A uniformly green mat or green velvet sheet draped on top of a 4ft by 6ft table. There are 4 buildings -- they are ruins. There's also a copse of trees. There might be some walls and if you're lucky: a hill in the middle. That's about what you can expect. And they'll all mismatch. One of the buildings will be from Warhammer Fantasy Battle. The next from 40k. And the other two from somewhere else -- I've no idea. Hopefully they'll be at the right scale for 28mm though. 

Or at least, that was my experience of tournaments at the time. 

Fast forward a bit, and I was attending a tournament in Brisbane where this was slowly becoming less true and such mismatches decreasing in regularity. I remember in particular that there was one table that really stood out for me. It had a lot of MUSHROOMS everywhere. Big ones. Small ones. Clusters of them on MDF sheets. Things to hide behind and claim quality cover saves from. Clusters of them to place an objective behind and sit on it for almost all of the game if I wanted to. The enemy would have to come to me if they wanted it. It looked so cool that I deliberately asked the tournament organiser if I could have a game on it -- they said sure! And so one of my 5 games was held on that board and I loved it -- the whole board what solidly cohesive. 

On reflection, I think the thing that stood out for me was the theme of the board. It had a tale to it. It represented a planet where fungi were the dominant life form and somewhere that was obviously not Earth-like in nature. 

Since then, I found multiple other themed boards at various tournaments -- particularly at conventions at the GenCon level. They range from Eldar wraith bone boards, through to necron green-glow eerie boards and chaos boards. Some were based on MDF with layers of styrene foam on top to create channels and valleys. Others were just a blank canvas, but with highly tailored individual scenery bits strategically placed. Plus a good mixture of line-of-sight blocking terrain coupled with terrain that can be interacted with. 

This thought has long stayed with me. When I got around to designing not just custom terrain items, but entire boards (see picture above), I wanted to go themed. An entire board that looked like it gels with all the components present -- as opposed to just a green sheet on a table with a few out of place looking buildings. To me, this is the key aspect of gaming board design -- not just a cluster of odd scenery items on a board, but one that looks unified and provides a good experience. Yes -- they can have four buildings, no problems. But those buildings need to look like they belong there at some level.
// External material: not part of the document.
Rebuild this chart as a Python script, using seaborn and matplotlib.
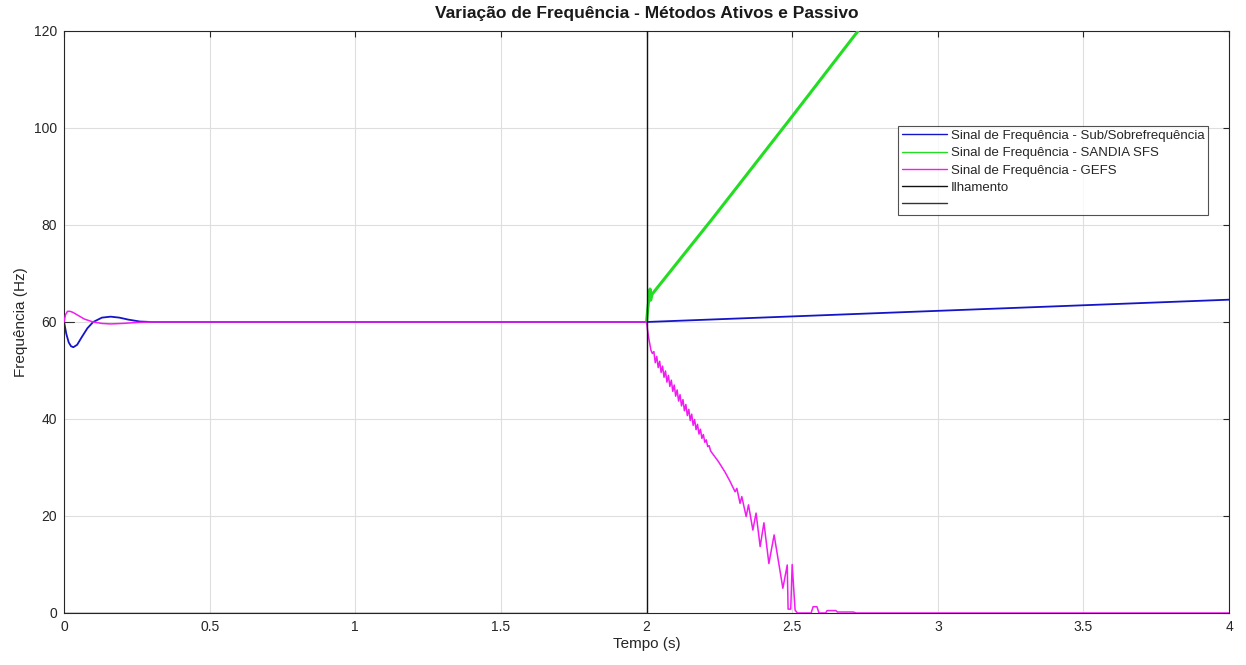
import matplotlib.pyplot as plt
import pandas as pd
import seaborn as sns

# Sub/Sobrefrequência (blue)
sub_t = [0, 0.008, 0.016, 0.024, 0.032, 0.045, 0.06, 0.08, 0.1, 0.13, 0.16, 0.19, 0.22, 0.26, 0.3, 2.0, 4.0]
sub_f = [60, 57.5, 55.8, 55.0, 54.8, 55.3, 56.8, 58.7, 60.0, 60.9, 61.1, 60.9, 60.5, 60.1, 60.0, 60.0, 64.6]

# SANDIA SFS (green), only visible after the islanding
sfs_t = [2.0, 2.004, 2.008, 2.012, 2.014, 2.018, 2.02, 2.23, 2.5, 2.726]
sfs_f = [60, 62.6, 64.7, 66.8, 64.5, 65.5, 65.8, 81.6, 102.4, 120.0]

# GEFS (magenta)
gefs_t = [0, 0.005, 0.012, 0.02, 0.03, 0.05, 0.07, 0.1, 0.13, 0.16, 0.2, 0.25, 0.3, 2.0,
          2.003, 2.008, 2.015, 2.02,
          2.025, 2.030, 2.035, 2.040, 2.045, 2.050, 2.055, 2.060, 2.065, 2.070,
          2.075, 2.080, 2.085, 2.090, 2.095, 2.100, 2.105, 2.110, 2.115, 2.120,
          2.125, 2.130, 2.135, 2.140, 2.145, 2.150, 2.155, 2.160, 2.165, 2.170,
          2.175, 2.180, 2.185, 2.190, 2.195, 2.200, 2.205, 2.210, 2.215, 2.220,
          2.247, 2.270, 2.287, 2.2925, 2.304, 2.310, 2.321, 2.327, 2.342, 2.350,
          2.365, 2.376, 2.390, 2.403, 2.420, 2.438, 2.468, 2.483, 2.486, 2.495,
          2.500, 2.510, 2.518, 2.565, 2.572, 2.585, 2.592, 2.615, 2.62, 2.65,
          2.655, 2.71, 2.72, 4.0]
gefs_f = [60, 61.5, 62.2, 62.2, 62.0, 61.3, 60.6, 60.0, 59.7, 59.6, 59.7, 59.9, 60.0, 60.0,
          58.5, 56.5, 54.2, 53.5,
          53.9, 51.6, 52.9, 50.6, 51.9, 49.6, 50.9, 48.6, 49.9, 47.6,
          49.0, 46.7, 48.0, 45.7, 47.0, 44.7, 46.0, 43.7, 45.0, 42.7,
          44.0, 41.7, 43.0, 40.7, 42.0, 39.7, 41.0, 38.7, 39.9, 37.8,
          38.9, 36.9, 37.9, 36.0, 36.8, 35.2, 35.7, 34.3, 34.5, 33.4,
          31.2, 29.0, 27.1, 26.4, 25.0, 25.7, 22.6, 24.0, 19.9, 22.3,
          17.1, 20.6, 13.7, 18.6, 10.2, 16.1, 5.1, 9.9, 0.8, 0.8,
          10.0, 0.6, 0.0, 0.0, 1.3, 1.3, 0.0, 0.0, 0.5, 0.5,
          0.2, 0.2, 0.0, 0.0]

# Ilhamento (black step at t = 2 s)
ilh_t = [0, 2.0, 2.0, 4.0]
ilh_f = [0, 0, 1000, 1000]

# unnamed black signal
blank_t = [0, 0.035]
blank_f = [60, 60]

series = [
    ("Sinal de Frequência - Sub/Sobrefrequência", sub_t, sub_f, "#1414c8", 1.3, 2),
    ("Sinal de Frequência - SANDIA SFS", sfs_t, sfs_f, "#22dd22", 2.2, 3),
    ("Sinal de Frequência - GEFS", gefs_t, gefs_f, "#f21bf2", 1.1, 4),
    ("Ilhamento", ilh_t, ilh_f, "#111111", 1.0, 5),
    (" ", blank_t, blank_f, "#333333", 0.8, 1),
]


def main():
  sns.set_style("whitegrid")
  plt.rcParams["font.family"] = ["Liberation Sans", "DejaVu Sans"]
  fig = plt.figure(figsize=(12.46, 6.65), dpi=100)
  ax = fig.add_axes([0.0514, 0.0782, 0.9350, 0.8752])

  for label, t, f, color, lw, z in series:
    df = pd.DataFrame({"t": t, "f": f})
    sns.lineplot(data=df, x="t", y="f", ax=ax, color=color, linewidth=lw,
                 estimator=None, sort=False, label=label, zorder=z)

  ax.set_xlim(0, 4)
  ax.set_ylim(0, 120)
  ax.set_xticks([0, 0.5, 1, 1.5, 2, 2.5, 3, 3.5, 4])
  ax.set_xticklabels(["0", "0.5", "1", "1.5", "2", "2.5", "3", "3.5", "4"])
  ax.set_yticks(range(0, 121, 20))
  ax.grid(True, color="#dedede", linewidth=0.8)
  for s in ax.spines.values():
    s.set_color("#262626")
    s.set_linewidth(0.8)
  ax.tick_params(direction="in", length=4, width=0.8, top=True, right=True,
                 labelsize=10, colors="#262626", pad=5)
  ax.set_xlabel("Tempo (s)", fontsize=11, color="#262626", labelpad=2)
  ax.set_ylabel("Frequência (Hz)", fontsize=11, color="#262626", labelpad=4)
  ax.set_title("Variação de Frequência - Métodos Ativos e Passivo",
               fontsize=12.5, fontweight="bold", color="#1a1a1a", pad=9)

  handles, labels = ax.get_legend_handles_labels()
  order = [1, 2, 3, 4, 0]  # keep the legend in series order
  leg = ax.legend(handles, labels, loc="upper right", bbox_to_anchor=(0.982, 0.837),
                  fontsize=9.5, frameon=True, fancybox=False, handlelength=3.4,
                  handletextpad=0.3, borderpad=0.3, labelspacing=0.38, borderaxespad=0)
  leg.get_frame().set_edgecolor("#262626")
  leg.get_frame().set_linewidth(0.8)
  for line in leg.get_lines():
    line.set_linewidth(1.0)

  fig.savefig("out.png", dpi=100, facecolor="white")
  plt.close(fig)


if __name__ == "__main__":
  main()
And the buildings should be from the same source as much as possible. This is what I wanted with my Martian board and I paired this up with some appropriately painted scenery that ultimately resulted in something that was high quality for all concerned.

And, with the prospect of running a tournament in the pipeline, I have returned to these thoughts for creating a number of gaming boards. I already have invested in a number of different pieces of kit over the years, but the opportunity to design several from scratch and re-adapt others is really re-invigorating my creative energies. That said, I no longer have the time and space (due to children) to design and build MDF plus styrene 4ft x 6ft boards from scratch any longer. So I will be investing in more mouse-mat boards as the basis. What will ultimately create the unified feeling for these boards is what I then do with them. A mouse mat board is just the start. Will it have burnt-out buildings? Will it be a war zone? What about a death world? Or an Eldar maiden world? All these thoughts and more are currently burning around my mind and I'm looking in to how to fully theme a gaming board from the basis of a detailed mouse mat board. More on this at a later date!